--- THE TASK ---
Without the pictures, can you quote each line below exactly?

_ _ _ _

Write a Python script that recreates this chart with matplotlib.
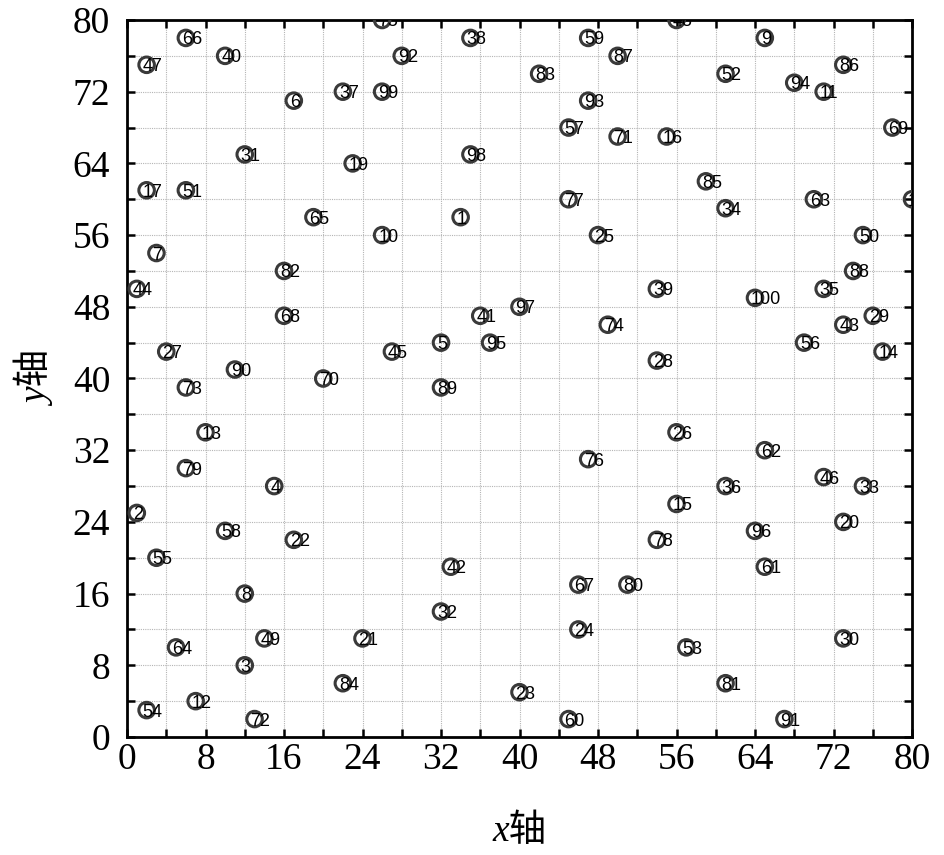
import matplotlib
matplotlib.use("Agg")
import matplotlib.pyplot as plt
from matplotlib.transforms import offset_copy
from matplotlib.ticker import MultipleLocator

# Point labels 1..100 and their coordinates
LABELS = list(range(1, 101))
X_VALUES = [
    34, 1, 12, 15, 32, 17, 3, 12, 65, 26,
    71, 7, 8, 77, 56, 55, 2, 80, 23, 73,
    24, 17, 40, 46, 48, 56, 4, 54, 76, 73,
    12, 32, 75, 61, 71, 61, 22, 35, 54, 10,
    36, 33, 73, 1, 27, 71, 2, 56, 14, 75,
    6, 61, 57, 2, 3, 69, 45, 10, 47, 45,
    65, 65, 70, 5, 19, 6, 46, 16, 78, 20,
    50, 13, 6, 49, 26, 47, 45, 54, 6, 51,
    61, 16, 42, 22, 59, 73, 50, 74, 32, 11,
    67, 28, 47, 68, 37, 64, 40, 35, 26, 64,
]
Y_VALUES = [
    58, 25, 8, 28, 44, 71, 54, 16, 78, 56,
    72, 4, 34, 43, 26, 67, 61, 60, 64, 24,
    11, 22, 5, 12, 56, 34, 43, 42, 47, 11,
    65, 14, 28, 59, 50, 28, 72, 78, 50, 76,
    47, 19, 46, 50, 43, 29, 75, 80, 11, 56,
    61, 74, 10, 3, 20, 44, 68, 23, 78, 2,
    19, 32, 60, 10, 58, 78, 17, 47, 68, 40,
    67, 2, 39, 46, 80, 31, 60, 22, 30, 17,
    6, 52, 74, 6, 62, 75, 76, 52, 39, 41,
    2, 76, 71, 73, 44, 23, 48, 65, 72, 49,
]
X_LABEL = "x轴"
Y_LABEL = "y轴"

# Figure constants
FIG_W, FIG_H, DPI = 945, 855, 100
AX_LEFT, AX_RIGHT, AX_TOP, AX_BOTTOM = 127, 912, 20, 737
AXIS_MAX = 80
TICK_FONT_SIZE = 27
LABEL_FONT_SIZE = 13
SERIF_CJK = ["Liberation Serif", "Noto Sans CJK SC", "DejaVu Sans"]


def plot_points() -> None:
    plt.rcParams["font.family"] = SERIF_CJK

    fig = plt.figure(figsize=(FIG_W / DPI, FIG_H / DPI), dpi=DPI)
    ax = fig.add_axes([
        AX_LEFT / FIG_W,
        1 - AX_BOTTOM / FIG_H,
        (AX_RIGHT - AX_LEFT) / FIG_W,
        (AX_BOTTOM - AX_TOP) / FIG_H,
    ])

    ax.scatter(X_VALUES, Y_VALUES, s=125, facecolors="none",
               edgecolors="#3a3a3a", linewidths=2.2, zorder=3)

    # labels start a bit left of each circle centre, like the reference
    text_tr = offset_copy(ax.transData, fig=fig, x=-4, y=-6.5, units="dots")
    for x, y, lab in zip(X_VALUES, Y_VALUES, LABELS):
        ax.text(x, y, str(lab), transform=text_tr, ha="left", va="baseline",
                fontsize=LABEL_FONT_SIZE, family="Liberation Sans",
                color="black", clip_on=True, zorder=4)

    ax.set_xlim(0, AXIS_MAX)
    ax.set_ylim(0, AXIS_MAX)
    ax.xaxis.set_major_locator(MultipleLocator(8))
    ax.yaxis.set_major_locator(MultipleLocator(8))
    ax.xaxis.set_minor_locator(MultipleLocator(4))
    ax.yaxis.set_minor_locator(MultipleLocator(4))

    ax.grid(True, which="both", linestyle=(0, (1, 1)), linewidth=0.8, color="#b5b5b5")
    ax.set_axisbelow(True)

    ax.tick_params(which="both", direction="in", top=True, right=True,
                   length=6, width=1.8)
    ax.tick_params(axis="x", which="major", labelsize=TICK_FONT_SIZE, pad=4)
    ax.tick_params(axis="y", which="major", labelsize=TICK_FONT_SIZE, pad=12)
    for spine in ax.spines.values():
        spine.set_linewidth(2.0)

    # italic style: x/y come out in Liberation Serif Italic, 轴 falls back to CJK
    ax.set_xlabel(X_LABEL, fontsize=TICK_FONT_SIZE, labelpad=27,
                  fontstyle="italic", family=SERIF_CJK)
    ax.set_ylabel(Y_LABEL, fontsize=TICK_FONT_SIZE, labelpad=12,
                  fontstyle="italic", family=SERIF_CJK)

    fig.savefig("out.png", dpi=DPI)


def main() -> None:
    plot_points()


if __name__ == "__main__":
    main()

_ _ _ _

--- FULL ANSWER ---
Write a Python script that recreates this chart with matplotlib.
import matplotlib
matplotlib.use("Agg")
import matplotlib.pyplot as plt
from matplotlib.transforms import offset_copy
from matplotlib.ticker import MultipleLocator

# Point labels 1..100 and their coordinates
LABELS = list(range(1, 101))
X_VALUES = [
    34, 1, 12, 15, 32, 17, 3, 12, 65, 26,
    71, 7, 8, 77, 56, 55, 2, 80, 23, 73,
    24, 17, 40, 46, 48, 56, 4, 54, 76, 73,
    12, 32, 75, 61, 71, 61, 22, 35, 54, 10,
    36, 33, 73, 1, 27, 71, 2, 56, 14, 75,
    6, 61, 57, 2, 3, 69, 45, 10, 47, 45,
    65, 65, 70, 5, 19, 6, 46, 16, 78, 20,
    50, 13, 6, 49, 26, 47, 45, 54, 6, 51,
    61, 16, 42, 22, 59, 73, 50, 74, 32, 11,
    67, 28, 47, 68, 37, 64, 40, 35, 26, 64,
]
Y_VALUES = [
    58, 25, 8, 28, 44, 71, 54, 16, 78, 56,
    72, 4, 34, 43, 26, 67, 61, 60, 64, 24,
    11, 22, 5, 12, 56, 34, 43, 42, 47, 11,
    65, 14, 28, 59, 50, 28, 72, 78, 50, 76,
    47, 19, 46, 50, 43, 29, 75, 80, 11, 56,
    61, 74, 10, 3, 20, 44, 68, 23, 78, 2,
    19, 32, 60, 10, 58, 78, 17, 47, 68, 40,
    67, 2, 39, 46, 80, 31, 60, 22, 30, 17,
    6, 52, 74, 6, 62, 75, 76, 52, 39, 41,
    2, 76, 71, 73, 44, 23, 48, 65, 72, 49,
]
X_LABEL = "x轴"
Y_LABEL = "y轴"

# Figure constants
FIG_W, FIG_H, DPI = 945, 855, 100
AX_LEFT, AX_RIGHT, AX_TOP, AX_BOTTOM = 127, 912, 20, 737
AXIS_MAX = 80
TICK_FONT_SIZE = 27
LABEL_FONT_SIZE = 13
SERIF_CJK = ["Liberation Serif", "Noto Sans CJK SC", "DejaVu Sans"]


def plot_points() -> None:
    plt.rcParams["font.family"] = SERIF_CJK

    fig = plt.figure(figsize=(FIG_W / DPI, FIG_H / DPI), dpi=DPI)
    ax = fig.add_axes([
        AX_LEFT / FIG_W,
        1 - AX_BOTTOM / FIG_H,
        (AX_RIGHT - AX_LEFT) / FIG_W,
        (AX_BOTTOM - AX_TOP) / FIG_H,
    ])

    ax.scatter(X_VALUES, Y_VALUES, s=125, facecolors="none",
               edgecolors="#3a3a3a", linewidths=2.2, zorder=3)

    # labels start a bit left of each circle centre, like the reference
    text_tr = offset_copy(ax.transData, fig=fig, x=-4, y=-6.5, units="dots")
    for x, y, lab in zip(X_VALUES, Y_VALUES, LABELS):
        ax.text(x, y, str(lab), transform=text_tr, ha="left", va="baseline",
                fontsize=LABEL_FONT_SIZE, family="Liberation Sans",
                color="black", clip_on=True, zorder=4)

    ax.set_xlim(0, AXIS_MAX)
    ax.set_ylim(0, AXIS_MAX)
    ax.xaxis.set_major_locator(MultipleLocator(8))
    ax.yaxis.set_major_locator(MultipleLocator(8))
    ax.xaxis.set_minor_locator(MultipleLocator(4))
    ax.yaxis.set_minor_locator(MultipleLocator(4))

    ax.grid(True, which="both", linestyle=(0, (1, 1)), linewidth=0.8, color="#b5b5b5")
    ax.set_axisbelow(True)

    ax.tick_params(which="both", direction="in", top=True, right=True,
                   length=6, width=1.8)
    ax.tick_params(axis="x", which="major", labelsize=TICK_FONT_SIZE, pad=4)
    ax.tick_params(axis="y", which="major", labelsize=TICK_FONT_SIZE, pad=12)
    for spine in ax.spines.values():
        spine.set_linewidth(2.0)

    # italic style: x/y come out in Liberation Serif Italic, 轴 falls back to CJK
    ax.set_xlabel(X_LABEL, fontsize=TICK_FONT_SIZE, labelpad=27,
                  fontstyle="italic", family=SERIF_CJK)
    ax.set_ylabel(Y_LABEL, fontsize=TICK_FONT_SIZE, labelpad=12,
                  fontstyle="italic", family=SERIF_CJK)

    fig.savefig("out.png", dpi=DPI)


def main() -> None:
    plot_points()


if __name__ == "__main__":
    main()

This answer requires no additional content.